State Bank of India (SBI), the country's largest public sector lender, announced a landmark performance for the third quarter of the financial year 2026. The bank reported its highest-ever quarterly standalone net profit at ₹21,028 crore, marking a significant 24% year-on-year (YoY) increase. This robust performance was primarily driven by healthy loan growth across all segments and a consistent improvement in the bank's asset quality, reinforcing its dominant position in the Indian banking sector.
The bank's profitability metrics showed exceptional strength. The standalone net profit of ₹21,028 crore for the quarter ending December 31, 2025, was a substantial jump from the ₹16,891 crore reported in the same period of the previous year. The operating profit, a key indicator of core operational efficiency before provisions, grew by an impressive 40% YoY to reach ₹32,862 crore. This surge highlights the bank's ability to generate strong earnings from its primary business activities.
Net Interest Income (NII), the difference between interest earned and interest expended, grew by a healthy 9% YoY to ₹45,190 crore. This growth was supported by a steady expansion in the loan book. The bank's domestic Net Interest Margin (NIM), a measure of profitability, stood at 3.12% for the quarter, indicating stable returns on its assets despite a competitive environment.

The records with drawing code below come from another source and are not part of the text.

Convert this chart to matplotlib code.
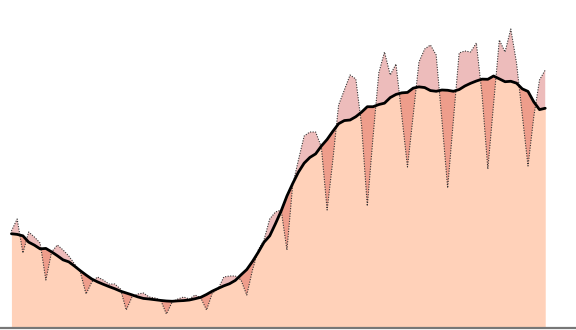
import numpy as np
import pandas as pd
import matplotlib
matplotlib.use("Agg")
import matplotlib.pyplot as plt

# daily values (arbitrary units)
daily = [97, 109, 75, 96, 91, 85, 48, 76, 83, 78, 72, 64, 56, 34, 46, 51, 48, 44, 44, 39,
         18, 31, 34, 35, 31, 30, 28, 14, 26, 29, 31, 29, 33, 30, 18, 35, 39, 51, 52, 52,
         48, 33, 58, 78, 88, 109, 116, 118, 78, 143, 168, 192, 196, 196, 181, 118, 168, 223, 238, 253,
         249, 203, 122, 191, 255, 276, 253, 264, 213, 161, 213, 266, 279, 283, 273, 208, 140, 208, 275, 277,
         276, 285, 233, 159, 224, 288, 276, 299, 265, 213, 162, 211, 248, 258]
days = np.arange(len(daily))

s = pd.Series(daily, dtype=float)
avg = s.rolling(7, center=True, min_periods=1).mean().to_numpy()
d = s.to_numpy()

fig = plt.figure(figsize=(5.76, 3.30), dpi=100)
ax = fig.add_axes([0, 0, 1, 1])

base_col = "#ffd1b9"
above_col = "#edbcbb"
below_col = "#ee9d8b"

ax.fill_between(days, 0, avg, color=base_col, lw=0, zorder=1)
ax.fill_between(days, avg, d, where=d >= avg, interpolate=True, color=above_col, lw=0, zorder=2)
ax.fill_between(days, avg, d, where=d < avg, interpolate=True, color=below_col, lw=0, zorder=2)
ax.plot(days, d, color="#333333", lw=0.8, ls=(0, (1, 1.3)), zorder=3)
ax.plot(days, avg, color="black", lw=2, zorder=4, solid_capstyle="round")
ax.axhline(0, color="#777777", lw=1.6, zorder=5)

ax.set_xlim(-1.99, 98.36)
ax.set_ylim(-2, 328)
ax.axis("off")

fig.savefig("out.png", dpi=100)
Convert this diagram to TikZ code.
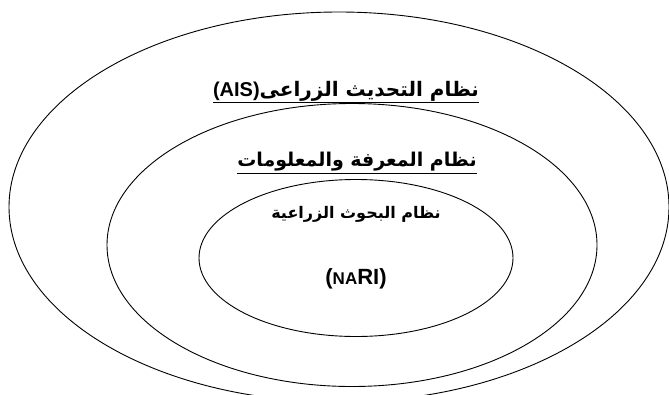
\documentclass[tikz,border=0pt]{standalone}
\usepackage{fontspec}
\setmainfont{Liberation Sans}
\newfontfamily\arabicfont[Script=Arabic]{DejaVu Sans}
\newfontfamily\latinfont{Liberation Sans}
\TeXXeTstate=1
\usetikzlibrary{shapes.geometric}

\begin{document}
\begin{tikzpicture}[
    x=1pt, y=-1pt, % one unit per pixel of the page
    ring/.style = {ellipse, draw, line width=0.9pt, inner sep=0pt},
    lab/.style  = {draw=none, align=center, inner sep=0pt},
    bigtxt/.style   = {lab, font=\fontsize{20}{24}\selectfont\bfseries},
    smalltxt/.style = {lab, font=\fontsize{16}{19}\selectfont\bfseries}
  ]
  \useasboundingbox (0,0) rectangle (669,394);

  % ===== Rings, outer to inner =====
  \node[ring, minimum width=660pt, minimum height=390pt] (ais)  at (339,207) {};
  \node[ring, minimum width=490pt, minimum height=283pt] (know) at (352,245) {};
  \node[ring, minimum width=314pt, minimum height=157pt] (nari) at (356,258) {};

  % ===== Labels =====
  \node[bigtxt] (aisT) at (346,92)
    {\underline{\arabicfont\beginR نظام التحديث الزراعى\beginL{\latinfont(AIS)}\endL\endR}};
  \node[bigtxt, font=\fontsize{19}{23}\selectfont\bfseries] (knowT) at (357,163)
    {\underline{\arabicfont\beginR نظام المعرفة والمعلومات\endR}};
  \node[smalltxt] (nariT) at (356,214)
    {\arabicfont\beginR نظام البحوث الزراعية\endR};
  \node[bigtxt, font=\fontsize{22}{26}\selectfont\bfseries] (nariAb) at (356,279)
    {({\fontsize{17}{20}\selectfont NA}RI)};
\end{tikzpicture}
\end{document}
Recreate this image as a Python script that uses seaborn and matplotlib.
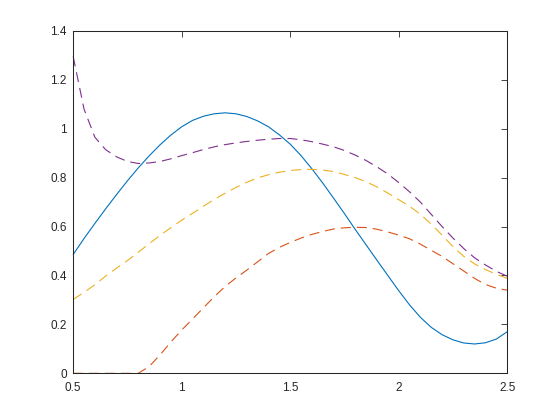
import matplotlib
matplotlib.use("Agg")
import matplotlib.pyplot as plt
import seaborn as sns
import numpy as np

# x grid (step 0.05)
x = np.round(np.arange(0.5, 2.5001, 0.05), 2)

# blue solid curve
y_blue = [0.486, 0.551, 0.613, 0.673, 0.731, 0.787, 0.840, 0.889, 0.934, 0.974,
          1.008, 1.034, 1.051, 1.061, 1.065, 1.061, 1.050, 1.032, 1.008, 0.975,
          0.937, 0.890, 0.836, 0.778, 0.716, 0.653, 0.588, 0.525, 0.462, 0.400,
          0.338, 0.280, 0.229, 0.188, 0.158, 0.137, 0.124, 0.120, 0.125, 0.140,
          0.170]
# orange dashed curve
y_orange = [0.0, 0.0, 0.0, 0.0, 0.0, 0.0, 0.0, 0.028, 0.075, 0.128,
            0.177, 0.222, 0.268, 0.313, 0.355, 0.390, 0.422, 0.456, 0.490, 0.515,
            0.535, 0.553, 0.568, 0.580, 0.590, 0.595, 0.597, 0.596, 0.589, 0.578,
            0.565, 0.550, 0.528, 0.503, 0.478, 0.448, 0.418, 0.388, 0.363, 0.348,
            0.340]
# yellow dashed curve
y_yellow = [0.302, 0.331, 0.362, 0.398, 0.430, 0.461, 0.495, 0.530, 0.564, 0.595,
            0.626, 0.654, 0.683, 0.711, 0.736, 0.760, 0.781, 0.799, 0.812, 0.822,
            0.829, 0.833, 0.834, 0.831, 0.825, 0.813, 0.800, 0.783, 0.762, 0.737,
            0.710, 0.683, 0.650, 0.610, 0.565, 0.518, 0.478, 0.447, 0.424, 0.405,
            0.388]
# purple dashed curve
y_purple = [1.295, 1.080, 0.965, 0.914, 0.885, 0.866, 0.858, 0.860, 0.866, 0.877,
            0.890, 0.902, 0.915, 0.926, 0.935, 0.942, 0.948, 0.953, 0.957, 0.960,
            0.960, 0.955, 0.947, 0.937, 0.926, 0.911, 0.892, 0.870, 0.844, 0.815,
            0.780, 0.742, 0.700, 0.650, 0.600, 0.553, 0.510, 0.472, 0.443, 0.417,
            0.397]

sns.set_style("white")
plt.rcParams['font.family'] = ['Liberation Sans', 'DejaVu Sans']

fig = plt.figure(figsize=(5.6, 4.01), dpi=100)
ax = fig.add_axes([0.1307, 0.069, 0.7750, 0.854])

lw = 0.8
kreska = (0, (9, 5.4))
sns.lineplot(x=x, y=y_blue, color='#0072BD', linewidth=lw, ax=ax, clip_on=False)
sns.lineplot(x=x, y=y_orange, color='#D95319', linewidth=lw, linestyle=kreska, ax=ax, clip_on=False)
sns.lineplot(x=x, y=y_yellow, color='#EDB120', linewidth=lw, linestyle=kreska, ax=ax, clip_on=False)
sns.lineplot(x=x, y=y_purple, color='#7E2F8E', linewidth=lw, linestyle=kreska, ax=ax, clip_on=False)

ax.set_xlim(0.5, 2.5)
ax.set_ylim(0, 1.4)
ax.set_xticks([0.5, 1, 1.5, 2, 2.5])
ax.set_xticklabels(['0.5', '1', '1.5', '2', '2.5'])
ax.set_yticks([0, 0.2, 0.4, 0.6, 0.8, 1, 1.2, 1.4])
ax.set_yticklabels(['0', '0.2', '0.4', '0.6', '0.8', '1', '1.2', '1.4'])

szary = '#262626'
for s in ax.spines.values():
    s.set_color(szary)
    s.set_linewidth(0.75)
ax.tick_params(direction='in', length=4, width=0.6, color=szary,
               labelcolor=szary, labelsize=8.5, top=True, right=True)
ax.tick_params(axis='x', pad=6.3)
ax.tick_params(axis='y', pad=4.7)
ax.set_xlabel('')
ax.set_ylabel('')

fig.savefig('out.png', dpi=100)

SBI continued its positive trend in asset quality management. The Gross Non-Performing Assets (GNPA) ratio saw a significant decline, improving to 1.57% as of December 2025. This represents a 50 basis point reduction from the previous year. The Net NPA ratio also improved, falling by 14 basis points to just 0.39%, one of the lowest in the industry. These figures underscore the bank's effective recovery mechanisms and prudent lending practices.
The Provision Coverage Ratio (PCR), including Assets Under Collection Account (AUCA), remained strong at 92.37%, providing a substantial buffer against potential loan losses. The slippage ratio, which measures the rate of new bad loans, was contained at a low 0.40% for the quarter, while the credit cost stood at 0.29%, reflecting minimal stress on the loan portfolio.
SBI's balance sheet achieved a new milestone, with total business crossing the ₹103 lakh crore mark. This was supported by strong growth in both deposits and advances. Total advances grew by 15% YoY to cross ₹46 lakh crore, fueled by strong demand across various sectors. Domestic advances, which form the core of the loan book, also grew by 15%.
The growth was broad-based. Retail advances rose by 16%, with all sub-segments like personal loans and home loans showing double-digit growth. SME advances expanded sharply by 21%, indicating strong support for small and medium enterprises. Corporate advances also recorded a healthy growth of 13%, signaling a rebound in corporate credit demand.
On the liabilities side, total deposits grew by 9% YoY to exceed ₹57 lakh crore. CASA (Current Account Savings Account) deposits rose by 9%, with the CASA ratio standing at a healthy 39.13%.
The bank's capital position remains comfortable, ensuring it is well-equipped for future growth. The Capital Adequacy Ratio (CAR) stood at 14.04% as of December 2025, well above the regulatory requirement. The Common Equity Tier-1 (CET-1) ratio was at 10.99%.
Digital adoption continues to be a key strategic focus. The bank's Yono platform played a crucial role, with over 68% of savings bank accounts being opened through it during the third quarter. Alternate channels, including digital platforms, accounted for nearly 98.6% of total transactions, highlighting a successful shift towards digital banking and improved operational efficiency.
State Bank of India's Q3 FY26 results have set a high benchmark for the industry. The record-breaking profit, coupled with strong loan growth and improving asset quality, demonstrates the bank's robust fundamentals and operational excellence. With a strong capital base and a growing digital footprint, SBI is well-positioned to capitalize on the credit demand in the growing Indian economy. These results solidify investor confidence and underscore the bank's role as a pillar of the nation's financial system.